Es wäre gut, so Lindner, wenn einmal "keine linke Partei" in Regierungsverantwortung käme. Reiche es dafür aber nicht, wäre eine schwarz-rot-gelbe "Deutschland-Koalition" aus CDU/CSU, SPD und FDP immer noch besser als Schwarz-Rot allein. Eine Koalition mit den Grünen hatte Lindner zuletzt ausgeschlossen.
Wie die FDP tatsächlich wieder an die Regierung käme
Die einstige Ampelpartei FDP erneut in der Regierung, kann das wirklich klappen?

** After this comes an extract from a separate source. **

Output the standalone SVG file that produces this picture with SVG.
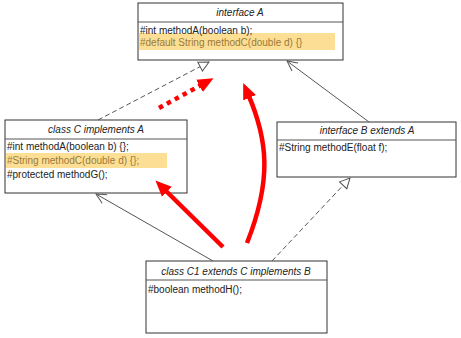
<svg xmlns="http://www.w3.org/2000/svg" width="461" height="338" viewBox="0 0 461 338">
<style>
.box{fill:#fff;stroke:#333;stroke-width:1}
.hl{fill:#fcdf94}
.t{font-family:"Liberation Sans",Arial,sans-serif;font-size:10px;fill:#222}
.ti{font-family:"Liberation Sans",Arial,sans-serif;font-size:10px;font-style:italic;fill:#222;text-anchor:middle}
.th{fill:#9a7a3a}
.c{fill:none;stroke:#555;stroke-width:1}
.d{stroke-dasharray:5,3}
.r{fill:none;stroke:#f00;stroke-width:4.5}
</style>
<defs>
<marker id="tri" markerWidth="14" markerHeight="14" refX="11" refY="6" orient="auto" markerUnits="userSpaceOnUse">
<path d="M1,1 L11,6 L1,11 Z" fill="#fff" stroke="#555" stroke-width="1"/>
</marker>
<marker id="open" markerWidth="14" markerHeight="14" refX="11" refY="6" orient="auto" markerUnits="userSpaceOnUse">
<path d="M1,1 L11,6 L1,11" fill="none" stroke="#555" stroke-width="1"/>
</marker>
<marker id="red" markerWidth="20" markerHeight="20" refX="4" refY="8" orient="auto" markerUnits="userSpaceOnUse">
<path d="M0,1 L16,8 L0,15 Z" fill="#f00"/>
</marker>
</defs>
<g id="interfaceA">
<rect class="box" x="138" y="3" width="205" height="57"/>
<line class="c" x1="138" y1="22" x2="343" y2="22" stroke="#333"/>
<rect class="hl" x="139" y="33" width="196" height="17"/>
<text class="ti" x="240" y="16">interface A</text>
<text class="t" x="140" y="34">#int methodA(boolean b);</text>
<text class="t th" x="140" y="46">#default String methodC(double d) {}</text>
</g>
<g id="classC">
<rect class="box" x="5" y="120" width="182" height="73"/>
<line class="c" x1="5" y1="139" x2="187" y2="139" stroke="#333"/>
<rect class="hl" x="6" y="153" width="161" height="15"/>
<text class="ti" x="96" y="133">class C implements A</text>
<text class="t" x="7" y="150">#int methodA(boolean b) {};</text>
<text class="t th" x="7" y="164">#String methodC(double d) {};</text>
<text class="t" x="7" y="178">#protected methodG();</text>
</g>
<g id="interfaceB">
<rect class="box" x="277" y="122" width="179" height="55"/>
<line class="c" x1="277" y1="140" x2="456" y2="140" stroke="#333"/>
<text class="ti" x="367" y="134">interface B extends A</text>
<text class="t" x="279" y="151">#String methodE(float f);</text>
</g>
<g id="classC1">
<rect class="box" x="146" y="261" width="181" height="72"/>
<line class="c" x1="146" y1="280" x2="327" y2="280" stroke="#333"/>
<text class="ti" x="236" y="275">class C1 extends C implements B</text>
<text class="t" x="148" y="293">#boolean methodH();</text>
</g>
<g id="connectors">
<line class="c d" x1="98" y1="120" x2="209" y2="62" marker-end="url(#tri)"/>
<line class="c" x1="369" y1="122" x2="287" y2="61" marker-end="url(#open)"/>
<line class="c" x1="213" y1="261" x2="96" y2="194" marker-end="url(#open)"/>
<line class="c d" x1="272" y1="261" x2="350" y2="178" marker-end="url(#tri)"/>
<line class="r" x1="159" y1="108" x2="203" y2="84" stroke-dasharray="4.5,4.5" marker-end="url(#red)"/>
<line class="r" x1="223" y1="247" x2="164" y2="189" marker-end="url(#red)"/>
<path class="r" d="M247,243 C272,180 268,140 248,94" marker-end="url(#red)"/>
</g>
</svg>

Fakt ist: Seit Wochen steht die FDP bei den von Merz angesprochenen vier Prozent, in den Umfragen geht’s nicht vor und nicht zurück. Würde heute gewählt und bewahrheiteten sich die Umfragen im Wahlergebnis, wären die Freidemokraten damit raus aus dem Bundestag, gescheitert an der Fünfprozenthürde. Allerdings sind Umfragen nur Umfragen, statistische Fehler und Abweichungen inklusive. Und: Vier Prozent sind auch nicht drei oder zwei, sondern so knapp unterhalb der magischen Hürde, dass bei der FDP viele zu Recht noch Hoffnungen hegen, dass es mit dem Einzug in den Bundestag doch klappt.
Und dann wäre tatsächlich, wie Lindner es sagt, alles offen: Je nachdem, wenn es parallel auch für einen Einzug der Linken oder des BSW reichen sollte, es womöglich sogar beide Parteien ins Parlament schafften, könnte sich die Sitzverteilung im Parlament schnell so gestalten, dass nur noch eine Dreierkoalition möglich wäre – auch weil alle Parteien der demokratischen Mitte ein Zusammenwirken mit der AfD ausgeschlossen haben.
Die Dresdner Studentin Elisabeth Sagi hat Lindners 45-minütiger Auftritt jedenfalls überzeugt. Beim gemeinsamen Selfie-Video danach sagt Lindner in ihre Handykamera: "Und darum wählen wir am 23. Februar ..." – "die FDP", ergänzt die junge Frau.